• TASK GOAL: Leave out every picture, and retype exactly the lines from the line with "Output the Python" through the line with "ax = fig.add_axes([fx(AX_L), fy(AX_B), (AX_R", both ends included.
====
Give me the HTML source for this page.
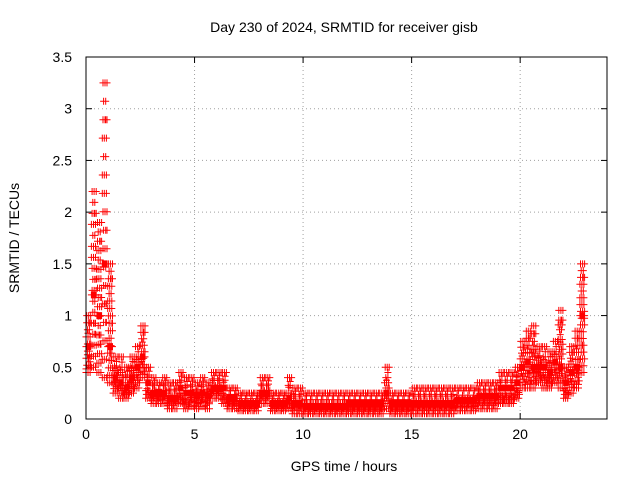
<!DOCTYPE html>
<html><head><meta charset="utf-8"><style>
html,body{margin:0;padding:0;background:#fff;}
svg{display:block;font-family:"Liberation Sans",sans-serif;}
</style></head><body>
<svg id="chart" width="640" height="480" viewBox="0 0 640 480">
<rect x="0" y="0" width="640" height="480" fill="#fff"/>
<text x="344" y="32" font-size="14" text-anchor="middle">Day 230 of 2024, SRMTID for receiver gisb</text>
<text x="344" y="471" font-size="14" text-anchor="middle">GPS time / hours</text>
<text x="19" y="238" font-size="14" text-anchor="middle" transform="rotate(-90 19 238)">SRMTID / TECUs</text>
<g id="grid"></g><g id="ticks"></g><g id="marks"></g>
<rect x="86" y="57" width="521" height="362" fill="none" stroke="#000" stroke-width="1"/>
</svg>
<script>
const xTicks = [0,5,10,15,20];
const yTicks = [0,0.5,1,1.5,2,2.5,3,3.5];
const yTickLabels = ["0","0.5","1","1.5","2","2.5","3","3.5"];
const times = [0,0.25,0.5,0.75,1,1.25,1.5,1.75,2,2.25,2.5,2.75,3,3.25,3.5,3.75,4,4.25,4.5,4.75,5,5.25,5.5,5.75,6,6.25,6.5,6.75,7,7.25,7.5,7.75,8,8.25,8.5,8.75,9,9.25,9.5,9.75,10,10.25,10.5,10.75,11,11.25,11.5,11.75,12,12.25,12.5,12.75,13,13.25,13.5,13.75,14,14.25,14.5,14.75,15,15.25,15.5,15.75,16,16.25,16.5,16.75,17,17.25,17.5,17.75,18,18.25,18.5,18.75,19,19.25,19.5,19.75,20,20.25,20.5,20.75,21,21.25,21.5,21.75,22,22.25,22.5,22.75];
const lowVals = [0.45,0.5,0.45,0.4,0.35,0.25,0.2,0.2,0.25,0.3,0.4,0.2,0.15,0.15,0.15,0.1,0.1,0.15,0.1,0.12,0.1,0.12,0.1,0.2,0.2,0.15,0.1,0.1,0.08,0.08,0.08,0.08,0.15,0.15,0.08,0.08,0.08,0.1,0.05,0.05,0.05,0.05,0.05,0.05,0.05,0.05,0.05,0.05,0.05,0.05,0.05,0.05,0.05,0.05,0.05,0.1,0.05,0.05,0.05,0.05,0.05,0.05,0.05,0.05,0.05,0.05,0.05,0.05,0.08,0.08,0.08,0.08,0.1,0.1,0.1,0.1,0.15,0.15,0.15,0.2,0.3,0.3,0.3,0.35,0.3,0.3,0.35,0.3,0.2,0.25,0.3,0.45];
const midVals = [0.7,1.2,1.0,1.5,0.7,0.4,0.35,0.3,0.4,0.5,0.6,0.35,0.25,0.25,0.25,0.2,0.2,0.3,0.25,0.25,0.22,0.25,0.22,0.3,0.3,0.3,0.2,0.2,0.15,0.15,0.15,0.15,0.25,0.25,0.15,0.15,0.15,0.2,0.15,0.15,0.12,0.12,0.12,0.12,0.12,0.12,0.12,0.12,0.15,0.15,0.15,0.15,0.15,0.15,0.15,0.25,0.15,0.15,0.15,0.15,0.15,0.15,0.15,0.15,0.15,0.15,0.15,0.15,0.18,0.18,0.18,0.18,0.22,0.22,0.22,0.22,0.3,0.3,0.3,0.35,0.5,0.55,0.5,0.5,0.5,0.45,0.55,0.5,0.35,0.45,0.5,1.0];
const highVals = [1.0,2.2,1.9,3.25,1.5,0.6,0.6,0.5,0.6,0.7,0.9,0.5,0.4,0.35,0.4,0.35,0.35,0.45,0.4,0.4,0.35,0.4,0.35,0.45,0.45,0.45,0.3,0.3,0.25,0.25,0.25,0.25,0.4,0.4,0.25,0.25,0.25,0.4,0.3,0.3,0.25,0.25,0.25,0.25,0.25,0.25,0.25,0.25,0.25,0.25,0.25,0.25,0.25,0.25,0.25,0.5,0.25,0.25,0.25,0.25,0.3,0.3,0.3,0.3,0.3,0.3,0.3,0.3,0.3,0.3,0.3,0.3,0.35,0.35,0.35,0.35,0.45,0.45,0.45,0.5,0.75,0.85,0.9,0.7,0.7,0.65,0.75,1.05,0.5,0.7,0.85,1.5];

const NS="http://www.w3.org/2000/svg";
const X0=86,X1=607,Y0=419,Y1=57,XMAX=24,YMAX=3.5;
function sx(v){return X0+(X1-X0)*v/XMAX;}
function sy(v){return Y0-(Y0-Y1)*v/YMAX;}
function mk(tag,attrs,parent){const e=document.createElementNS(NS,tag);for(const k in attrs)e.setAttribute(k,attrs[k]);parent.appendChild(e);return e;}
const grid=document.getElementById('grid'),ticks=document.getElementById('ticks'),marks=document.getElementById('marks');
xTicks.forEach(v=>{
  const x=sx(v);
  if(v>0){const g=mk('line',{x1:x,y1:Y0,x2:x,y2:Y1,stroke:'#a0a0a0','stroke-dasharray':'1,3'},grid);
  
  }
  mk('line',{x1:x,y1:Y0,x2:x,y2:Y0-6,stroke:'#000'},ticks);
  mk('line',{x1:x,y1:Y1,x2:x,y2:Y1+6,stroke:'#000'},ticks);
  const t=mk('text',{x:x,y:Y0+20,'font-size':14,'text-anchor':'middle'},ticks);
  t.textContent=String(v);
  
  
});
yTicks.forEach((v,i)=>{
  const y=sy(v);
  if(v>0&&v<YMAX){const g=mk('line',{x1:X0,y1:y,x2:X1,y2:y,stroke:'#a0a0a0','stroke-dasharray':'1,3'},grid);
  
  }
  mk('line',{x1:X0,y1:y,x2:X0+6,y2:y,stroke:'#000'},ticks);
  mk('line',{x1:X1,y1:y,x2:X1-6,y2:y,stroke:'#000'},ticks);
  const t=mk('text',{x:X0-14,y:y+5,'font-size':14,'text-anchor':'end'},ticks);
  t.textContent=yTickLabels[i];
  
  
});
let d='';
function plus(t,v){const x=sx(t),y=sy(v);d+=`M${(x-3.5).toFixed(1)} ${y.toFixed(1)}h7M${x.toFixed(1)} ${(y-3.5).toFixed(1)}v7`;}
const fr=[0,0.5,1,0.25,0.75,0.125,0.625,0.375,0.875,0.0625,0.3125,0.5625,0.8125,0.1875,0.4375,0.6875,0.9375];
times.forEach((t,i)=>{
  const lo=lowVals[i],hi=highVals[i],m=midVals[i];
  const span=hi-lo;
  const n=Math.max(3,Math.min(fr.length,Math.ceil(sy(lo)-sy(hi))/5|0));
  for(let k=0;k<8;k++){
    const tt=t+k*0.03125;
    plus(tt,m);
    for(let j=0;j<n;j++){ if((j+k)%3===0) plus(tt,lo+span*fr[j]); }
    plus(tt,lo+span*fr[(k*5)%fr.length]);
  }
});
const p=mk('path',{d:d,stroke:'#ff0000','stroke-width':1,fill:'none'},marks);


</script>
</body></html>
====
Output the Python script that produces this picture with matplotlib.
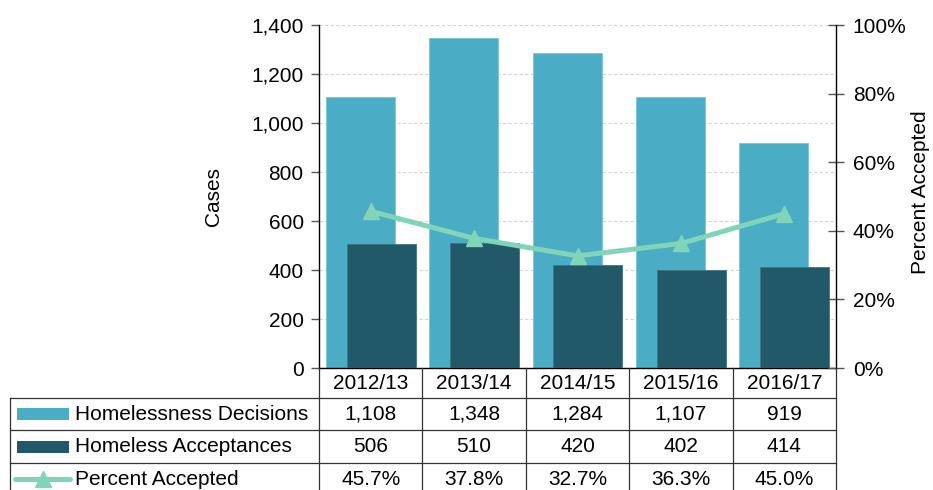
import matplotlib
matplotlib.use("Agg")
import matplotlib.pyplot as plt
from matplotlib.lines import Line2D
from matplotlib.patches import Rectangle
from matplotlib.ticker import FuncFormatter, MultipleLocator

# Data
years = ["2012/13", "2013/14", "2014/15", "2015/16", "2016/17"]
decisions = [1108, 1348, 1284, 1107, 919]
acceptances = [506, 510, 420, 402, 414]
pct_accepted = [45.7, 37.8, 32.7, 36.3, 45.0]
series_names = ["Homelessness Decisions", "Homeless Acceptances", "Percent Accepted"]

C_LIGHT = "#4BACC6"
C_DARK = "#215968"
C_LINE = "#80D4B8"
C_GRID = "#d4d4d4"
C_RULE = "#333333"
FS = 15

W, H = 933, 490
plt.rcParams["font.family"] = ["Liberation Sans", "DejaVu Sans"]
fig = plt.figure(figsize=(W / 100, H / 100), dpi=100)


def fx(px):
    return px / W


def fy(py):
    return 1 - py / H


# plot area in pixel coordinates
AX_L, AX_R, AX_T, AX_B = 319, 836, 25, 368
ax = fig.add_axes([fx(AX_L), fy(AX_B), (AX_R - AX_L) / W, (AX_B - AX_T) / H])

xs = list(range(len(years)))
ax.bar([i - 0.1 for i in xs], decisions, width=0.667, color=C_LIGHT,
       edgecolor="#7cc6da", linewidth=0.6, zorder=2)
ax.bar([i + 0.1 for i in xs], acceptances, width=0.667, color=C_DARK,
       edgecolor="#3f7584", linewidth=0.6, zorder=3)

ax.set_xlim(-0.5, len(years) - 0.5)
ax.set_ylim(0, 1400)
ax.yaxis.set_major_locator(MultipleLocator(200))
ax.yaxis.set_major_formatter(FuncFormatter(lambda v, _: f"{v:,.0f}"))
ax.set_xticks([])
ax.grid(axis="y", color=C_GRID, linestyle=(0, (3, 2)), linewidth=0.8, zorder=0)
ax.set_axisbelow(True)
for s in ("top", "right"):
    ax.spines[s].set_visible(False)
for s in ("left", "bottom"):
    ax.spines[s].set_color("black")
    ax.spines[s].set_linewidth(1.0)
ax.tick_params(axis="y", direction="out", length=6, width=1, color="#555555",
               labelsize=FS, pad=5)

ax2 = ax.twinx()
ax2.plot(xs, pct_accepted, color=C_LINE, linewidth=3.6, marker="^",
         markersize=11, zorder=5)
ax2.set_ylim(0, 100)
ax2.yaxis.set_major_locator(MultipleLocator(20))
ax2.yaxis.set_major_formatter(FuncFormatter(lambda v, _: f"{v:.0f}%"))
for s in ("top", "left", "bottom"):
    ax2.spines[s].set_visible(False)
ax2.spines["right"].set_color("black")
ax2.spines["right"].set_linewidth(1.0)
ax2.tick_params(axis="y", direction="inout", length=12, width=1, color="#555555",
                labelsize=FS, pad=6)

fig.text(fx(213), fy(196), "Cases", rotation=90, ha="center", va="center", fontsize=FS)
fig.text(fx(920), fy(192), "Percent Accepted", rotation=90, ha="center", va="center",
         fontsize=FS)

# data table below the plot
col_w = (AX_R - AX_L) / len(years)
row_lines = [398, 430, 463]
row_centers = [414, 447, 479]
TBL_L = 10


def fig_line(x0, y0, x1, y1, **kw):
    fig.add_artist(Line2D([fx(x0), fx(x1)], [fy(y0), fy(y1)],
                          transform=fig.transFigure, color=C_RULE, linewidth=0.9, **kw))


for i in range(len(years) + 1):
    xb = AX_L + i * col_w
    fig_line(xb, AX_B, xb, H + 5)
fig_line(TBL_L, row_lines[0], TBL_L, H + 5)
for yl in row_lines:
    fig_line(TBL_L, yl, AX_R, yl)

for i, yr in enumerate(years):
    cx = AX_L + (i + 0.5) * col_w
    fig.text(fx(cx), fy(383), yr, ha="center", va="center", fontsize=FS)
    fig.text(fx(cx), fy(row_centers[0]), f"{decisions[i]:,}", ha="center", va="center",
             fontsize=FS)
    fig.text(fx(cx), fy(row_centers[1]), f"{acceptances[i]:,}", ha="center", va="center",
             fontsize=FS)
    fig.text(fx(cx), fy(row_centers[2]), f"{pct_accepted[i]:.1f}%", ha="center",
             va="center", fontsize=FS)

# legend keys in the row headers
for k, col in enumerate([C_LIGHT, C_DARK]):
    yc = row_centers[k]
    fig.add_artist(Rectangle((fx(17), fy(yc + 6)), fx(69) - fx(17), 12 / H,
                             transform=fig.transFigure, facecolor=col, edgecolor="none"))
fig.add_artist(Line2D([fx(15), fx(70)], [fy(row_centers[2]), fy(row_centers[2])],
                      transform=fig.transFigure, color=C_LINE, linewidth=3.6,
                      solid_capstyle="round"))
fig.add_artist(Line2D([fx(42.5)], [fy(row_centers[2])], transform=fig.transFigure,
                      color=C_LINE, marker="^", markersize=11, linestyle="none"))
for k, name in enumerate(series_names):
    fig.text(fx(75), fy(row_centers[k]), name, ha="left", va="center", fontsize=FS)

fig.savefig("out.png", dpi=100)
====
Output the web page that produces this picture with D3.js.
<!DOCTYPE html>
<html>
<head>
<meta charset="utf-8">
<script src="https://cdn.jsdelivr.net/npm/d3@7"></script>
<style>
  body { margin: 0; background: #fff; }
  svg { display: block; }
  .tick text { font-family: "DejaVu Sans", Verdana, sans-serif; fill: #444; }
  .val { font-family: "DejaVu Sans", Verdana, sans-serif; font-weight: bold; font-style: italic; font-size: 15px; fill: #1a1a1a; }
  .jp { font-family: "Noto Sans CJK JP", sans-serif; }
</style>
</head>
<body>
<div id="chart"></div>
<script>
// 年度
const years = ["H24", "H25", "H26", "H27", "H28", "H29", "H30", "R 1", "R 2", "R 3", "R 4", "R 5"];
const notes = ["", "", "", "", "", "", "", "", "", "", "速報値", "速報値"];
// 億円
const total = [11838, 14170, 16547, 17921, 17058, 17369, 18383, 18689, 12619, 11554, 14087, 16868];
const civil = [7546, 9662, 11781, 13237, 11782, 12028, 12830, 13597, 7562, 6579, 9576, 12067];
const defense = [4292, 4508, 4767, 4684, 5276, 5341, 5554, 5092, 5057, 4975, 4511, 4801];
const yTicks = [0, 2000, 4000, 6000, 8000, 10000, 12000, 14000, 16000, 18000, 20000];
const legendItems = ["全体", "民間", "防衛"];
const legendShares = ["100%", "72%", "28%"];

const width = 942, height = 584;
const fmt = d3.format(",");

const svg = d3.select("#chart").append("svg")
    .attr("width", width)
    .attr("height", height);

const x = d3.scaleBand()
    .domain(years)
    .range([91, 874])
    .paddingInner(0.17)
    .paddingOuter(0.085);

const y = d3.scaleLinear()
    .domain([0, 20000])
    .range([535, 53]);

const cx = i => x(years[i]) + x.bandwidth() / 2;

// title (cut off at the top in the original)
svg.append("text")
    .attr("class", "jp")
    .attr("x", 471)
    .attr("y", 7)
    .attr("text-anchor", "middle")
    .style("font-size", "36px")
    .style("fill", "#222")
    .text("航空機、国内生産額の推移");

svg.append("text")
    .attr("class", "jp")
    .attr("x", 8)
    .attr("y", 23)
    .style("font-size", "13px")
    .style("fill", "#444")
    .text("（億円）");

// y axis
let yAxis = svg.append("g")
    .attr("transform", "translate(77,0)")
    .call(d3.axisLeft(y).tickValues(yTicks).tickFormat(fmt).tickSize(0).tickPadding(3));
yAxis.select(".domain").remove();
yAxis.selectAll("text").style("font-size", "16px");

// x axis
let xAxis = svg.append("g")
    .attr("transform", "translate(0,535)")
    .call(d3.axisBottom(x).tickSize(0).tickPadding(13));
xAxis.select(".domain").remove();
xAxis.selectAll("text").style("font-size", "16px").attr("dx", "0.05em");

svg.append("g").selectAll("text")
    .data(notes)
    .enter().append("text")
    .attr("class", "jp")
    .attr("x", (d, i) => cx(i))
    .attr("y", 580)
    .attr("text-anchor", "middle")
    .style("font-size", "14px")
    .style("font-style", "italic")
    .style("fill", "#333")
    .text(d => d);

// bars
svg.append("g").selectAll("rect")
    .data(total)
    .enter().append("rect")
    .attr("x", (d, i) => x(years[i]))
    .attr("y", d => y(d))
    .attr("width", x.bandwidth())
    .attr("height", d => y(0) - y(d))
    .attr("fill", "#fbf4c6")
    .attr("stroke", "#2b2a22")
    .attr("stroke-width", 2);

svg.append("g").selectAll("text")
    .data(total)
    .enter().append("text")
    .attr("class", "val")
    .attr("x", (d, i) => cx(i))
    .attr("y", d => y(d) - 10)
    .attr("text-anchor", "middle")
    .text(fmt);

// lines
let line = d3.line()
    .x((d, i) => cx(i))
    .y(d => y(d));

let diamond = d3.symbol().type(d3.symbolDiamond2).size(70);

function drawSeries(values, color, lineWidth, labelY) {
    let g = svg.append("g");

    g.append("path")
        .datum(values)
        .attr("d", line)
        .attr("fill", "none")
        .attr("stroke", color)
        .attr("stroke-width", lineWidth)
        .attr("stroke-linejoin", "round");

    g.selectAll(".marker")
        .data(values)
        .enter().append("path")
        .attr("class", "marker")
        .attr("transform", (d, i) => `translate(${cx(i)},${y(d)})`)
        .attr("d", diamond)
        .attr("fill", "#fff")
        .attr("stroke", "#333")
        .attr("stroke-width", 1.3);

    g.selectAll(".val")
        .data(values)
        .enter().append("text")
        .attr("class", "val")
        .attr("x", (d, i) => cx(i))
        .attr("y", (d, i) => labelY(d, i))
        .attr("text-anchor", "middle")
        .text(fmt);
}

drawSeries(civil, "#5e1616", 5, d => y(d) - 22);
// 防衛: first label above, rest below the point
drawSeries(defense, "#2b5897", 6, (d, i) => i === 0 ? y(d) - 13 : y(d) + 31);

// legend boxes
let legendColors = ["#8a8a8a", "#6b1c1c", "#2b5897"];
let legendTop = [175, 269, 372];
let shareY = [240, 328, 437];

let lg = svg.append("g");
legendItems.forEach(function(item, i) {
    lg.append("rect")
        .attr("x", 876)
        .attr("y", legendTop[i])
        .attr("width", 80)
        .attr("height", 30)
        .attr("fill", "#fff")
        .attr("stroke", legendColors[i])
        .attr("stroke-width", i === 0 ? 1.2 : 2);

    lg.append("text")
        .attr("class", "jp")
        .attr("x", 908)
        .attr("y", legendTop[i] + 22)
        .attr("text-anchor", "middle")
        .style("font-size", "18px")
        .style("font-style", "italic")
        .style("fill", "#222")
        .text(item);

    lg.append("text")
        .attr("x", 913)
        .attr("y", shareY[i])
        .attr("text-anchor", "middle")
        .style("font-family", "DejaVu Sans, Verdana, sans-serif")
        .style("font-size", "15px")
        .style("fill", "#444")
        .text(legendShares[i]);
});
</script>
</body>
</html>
====
• FINISHED ANSWER:
Output the Python script that produces this picture with matplotlib.
import matplotlib
matplotlib.use("Agg")
import matplotlib.pyplot as plt
from matplotlib.lines import Line2D
from matplotlib.patches import Rectangle
from matplotlib.ticker import FuncFormatter, MultipleLocator

# Data
years = ["2012/13", "2013/14", "2014/15", "2015/16", "2016/17"]
decisions = [1108, 1348, 1284, 1107, 919]
acceptances = [506, 510, 420, 402, 414]
pct_accepted = [45.7, 37.8, 32.7, 36.3, 45.0]
series_names = ["Homelessness Decisions", "Homeless Acceptances", "Percent Accepted"]

C_LIGHT = "#4BACC6"
C_DARK = "#215968"
C_LINE = "#80D4B8"
C_GRID = "#d4d4d4"
C_RULE = "#333333"
FS = 15

W, H = 933, 490
plt.rcParams["font.family"] = ["Liberation Sans", "DejaVu Sans"]
fig = plt.figure(figsize=(W / 100, H / 100), dpi=100)


def fx(px):
    return px / W


def fy(py):
    return 1 - py / H


# plot area in pixel coordinates
AX_L, AX_R, AX_T, AX_B = 319, 836, 25, 368
ax = fig.add_axes([fx(AX_L), fy(AX_B), (AX_R - AX_L) / W, (AX_B - AX_T) / H])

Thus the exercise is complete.